Type of relay without moving parts

In electrical systems, a static relay is a type of relay, an electrically operated switch, that has no moving parts. Static relays are contrasted with electromechanical relays, which use moving parts to create a switching action. Both types of relay control electrical circuits through a switch that is open or closed depending upon an electrical input.

Static relays have been designed to perform similar functions with the use of electronic circuit control as an electromechanical relay performs with the use of moving parts or elements. For example, in an induction type electromechanical relay, the time delay for the switching action can be adjusted by adjusting the distance traveled by the disc, whereas in a static relay the delay can be set by adjusting the value of the resistance in an R-C time delay circuit.
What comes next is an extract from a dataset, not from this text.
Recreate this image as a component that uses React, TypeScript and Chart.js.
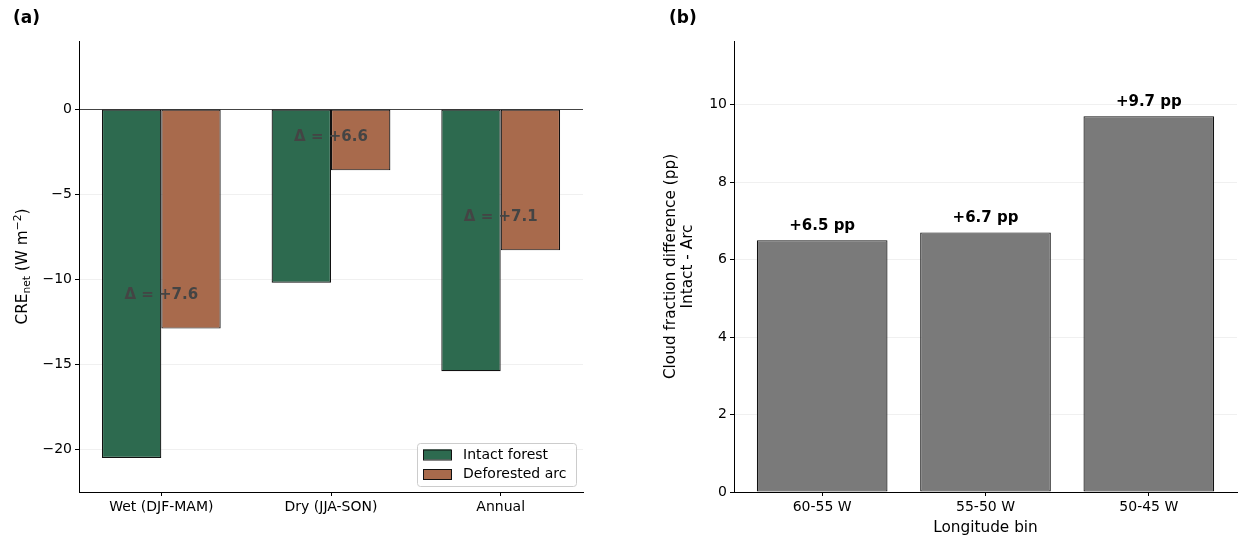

Static relays may be based on analog solid state circuits, digital logic circuits, or microprocessor-based designs. Some authors use the term "static relay" to refer only to solid state relays.

==Structure==

A static relay consists of:
- An input circuit that measures the value of desired property
- A comparator circuit that compares the measured value to a preset threshold
- An optional time delay circuit that controls the timing of the switch action after the input has reached the threshold
- A power supply for the static relay circuits

For example, an overcurrent protective relay may have an AC to DC power supply for the input circuit, a level detector circuit and an RC time delay circuit. While early comparators used discrete transistor circuits, modern designs use operational amplifiers.